In May 2008, Kelly Bradley, 54, barricaded himself inside his cell in the psych ward of the Charlotte Correctional Institution.
“This inmate was cowering under a blanket in the corner of his cell,” said John Pisciotta, the whistleblower who spoke out to the Miami Herald. “He was an older man, very frail and mentally ill. He wasn’t trying to fight anybody. He was just scared. He was no threat to anyone.”
Worried about Officer William Hamilton Wilson’s aggressive behavior prior to the officers entering the cell, Pisciotta went to Captain Scott Anderson and expressed concern about allowing Wilson to participate in the cell extraction. Anderson assured Pisciotta that there was nothing to worry about.
Five officers piled into the cell in riot gear, jumping on Bradley and pinning him face down before handcuffing and shackling him. Wilson, the officer about whom Pisciotta had raised concerns, then began digging his right index finger into the restrained man’s eye. He repeated the motion several times until the inmate’s right eyeball was ripped out of its socket.
Pisciotta yelled at Wilson to stop hurting the restrained man, but it was too late.

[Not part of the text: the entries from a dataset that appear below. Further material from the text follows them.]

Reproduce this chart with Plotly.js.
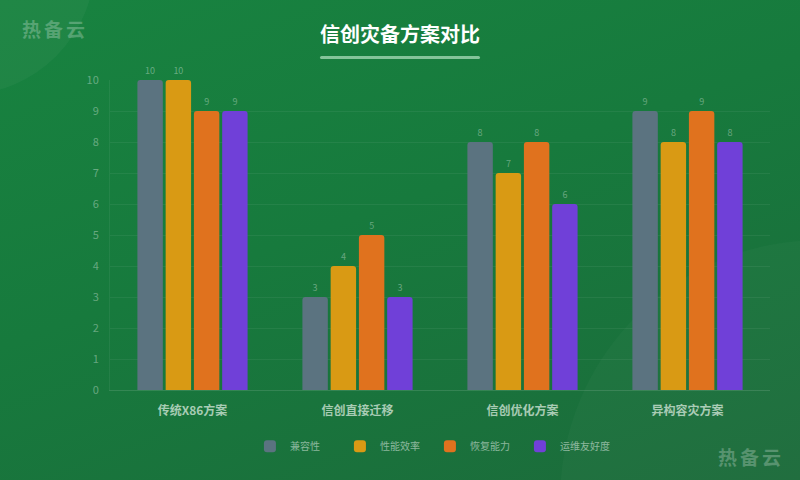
<!DOCTYPE html>
<html>
<head>
<meta charset="utf-8">
<script src="https://cdn.plot.ly/plotly-3.0.1.min.js"></script>
<style>
  html, body { margin: 0; padding: 0; }
  body {
    width: 800px; height: 480px; overflow: hidden; position: relative;
    background: linear-gradient(160deg, #188340 0%, #177a3d 45%, #1c6b3b 100%);
    font-family: "Noto Sans CJK SC", "Noto Sans", sans-serif;
  }
  .deco1 {
    position: absolute; left: -170px; top: -170px; width: 265px; height: 265px;
    border-radius: 50%; background: rgba(255,255,255,0.035);
  }
  .deco2 {
    position: absolute; left: 560px; top: 240px; width: 520px; height: 520px;
    border-radius: 50%; background: rgba(255,255,255,0.025);
  }
  .title {
    position: absolute; left: 0; width: 800px; top: 19px; text-align: center;
    color: #fff; font-size: 20px; font-weight: bold;
  }
  .underline {
    position: absolute; left: 320px; top: 56px; width: 160px; height: 3px;
    border-radius: 2px; background: rgba(170,220,185,0.75);
  }
  .wm { position: absolute; color: rgba(255,255,255,0.25); font-size: 19px; font-weight: bold; letter-spacing: 3px; }
  #chart { position: absolute; left: 0; top: 0; width: 800px; height: 480px; }
</style>
</head>
<body>
<div class="deco1"></div>
<div class="deco2"></div>
<div id="chart"></div>
<div class="title">信创灾备方案对比</div>
<div class="underline"></div>
<div class="wm" style="left:22px;top:15px;">热备云</div>
<div class="wm" style="left:718px;top:443px;">热备云</div>
<script>
// категории и серии
const categories = ['传统X86方案', '信创直接迁移', '信创优化方案', '异构容灾方案'];
const seriesNames = ['兼容性', '性能效率', '恢复能力', '运维友好度'];
const compatibility = [10, 3, 8, 9];
const performance = [10, 4, 7, 8];
const recovery = [9, 5, 8, 9];
const opsFriendly = [9, 3, 6, 8];
const seriesColors = ['#5b7380', '#d99a14', '#e0721e', '#7040d8'];
const yTicks = [0, 1, 2, 3, 4, 5, 6, 7, 8, 9, 10];

const allValues = [compatibility, performance, recovery, opsFriendly];

const data = allValues.map((vals, i) => ({
  x: categories,
  y: vals,
  name: seriesNames[i],
  type: 'bar',
  text: vals.map(String),
  textposition: 'outside',
  cliponaxis: false,
  textfont: { size: 9, color: 'rgba(255,255,255,0.35)' },
  marker: { color: seriesColors[i], cornerradius: 3 },
  hoverinfo: 'none'
}));

const layout = {
  width: 800,
  height: 480,
  paper_bgcolor: 'rgba(0,0,0,0)',
  plot_bgcolor: 'rgba(0,0,0,0)',
  font: { family: '"Noto Sans CJK SC", "Noto Sans", sans-serif' },
  margin: { l: 110, r: 30, t: 80, b: 90, autoexpand: false },
  barmode: 'group',
  bargap: 0.315,
  bargroupgap: 0.1,
  showlegend: true,
  legend: {
    orientation: 'h',
    x: 0.212, xanchor: 'left',
    y: -0.135, yanchor: 'top',
    font: { size: 10, color: 'rgba(255,255,255,0.5)' },
    entrywidth: 45,
    entrywidthmode: 'pixels',
    itemwidth: 30,
    tracegroupgap: 0
  },
  xaxis: {
    tickfont: { size: 12, color: 'rgba(225,240,228,0.72)', weight: 'bold' },
    showgrid: false,
    zeroline: false,
    showline: true,
    linecolor: 'rgba(255,255,255,0.12)',
    ticks: '',
    ticklabelstandoff: 10
  },
  yaxis: {
    range: [0, 10],
    tickvals: yTicks,
    tickfont: { size: 11, color: 'rgba(255,255,255,0.35)' },
    showgrid: true,
    gridcolor: 'rgba(255,255,255,0.06)',
    zeroline: false,
    showline: true,
    linecolor: 'rgba(255,255,255,0.06)',
    ticks: '',
    ticklabelstandoff: 8
  }
};

Plotly.newPlot('chart', data, layout, { staticPlot: true });
</script>
</body>
</html>
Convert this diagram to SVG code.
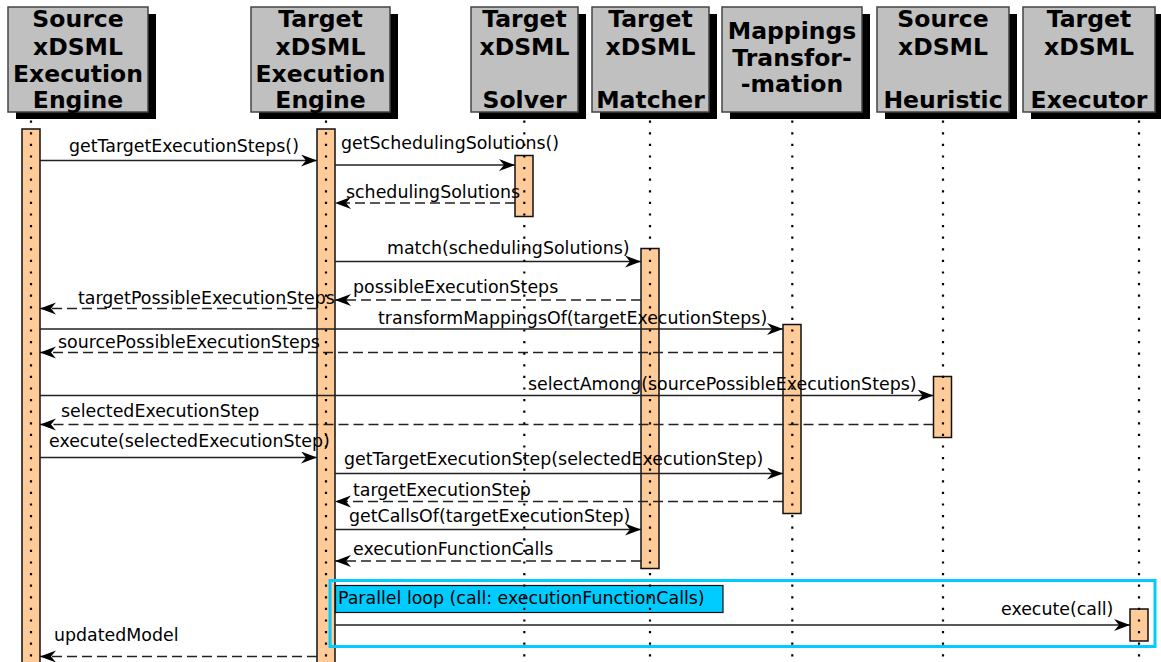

Following the incident, Anderson, a 23-year veteran of the Florida Department of Corrections, called the officers into ask them what happened. The extraction team remained mum, and nobody heard or saw anything that could explain how the man’s eyeball had been ripped from his face.
Anderson then reportedly told the officers to write up accounts of their individual roles in the attack, and to leave out the injury. All of the officers complied, except for one, a lieutenant who filled out his report in another room. Even Pisciotta initially complied. Evidence, including the rubber gloves, was discarded.
“I knew that it was morally wrong. They wanted us to prepare statements and not say anything. I told them I just couldn’t go along with it,” Pisciotta told the Miami Herald.
After telling his colleagues that he was not going to go along with the coverup, Prisciotta testified that Wilson thought the injury was funny, and responded saying, “C’mon, he’s just a f---ing n-----, whatta you care?”
Prisciotta reported what happened and Wilson was arrested. The same day that he gave his statement to an investigator, the threats and harassment began.
First, he says, he was simply shunned, but that soon escalated into threats. A union representative even warned him that “it’s going to be rough for you now.”
“Coward” was spray painted on the side of his home. His car was smashed and his transmission wires were cut.
Next, a female officer with whom Prisciotta had previously been romantically involved reported him for brutality, getting him placed on administrative leave.
The Florida Commission on Human Relations would later find the allegation to be false and ruled it a set-up by his fellow corrections officers.
“I knew once I did the right thing, and I stepped forward…my career would be over,” Pisciotta told a jury during Wilson’s trial. “It’s something you don’t do. You don’t go against other officers. Because my life has been a living hell ever since.’’
Wilson was ultimately convicted, and would be the only one criminally charged in the attack. He was found guilty of civil rights violations and served five years in prison. He was released in December 2014. Four of those involved in the coverup have since been promoted.
Pisciotta was fired just hours after the ruling.
Bradley was serving a six-year sentence for burglary and grand theft at the time of the incident. He was fitted with a prosthetic eye and released in 2009.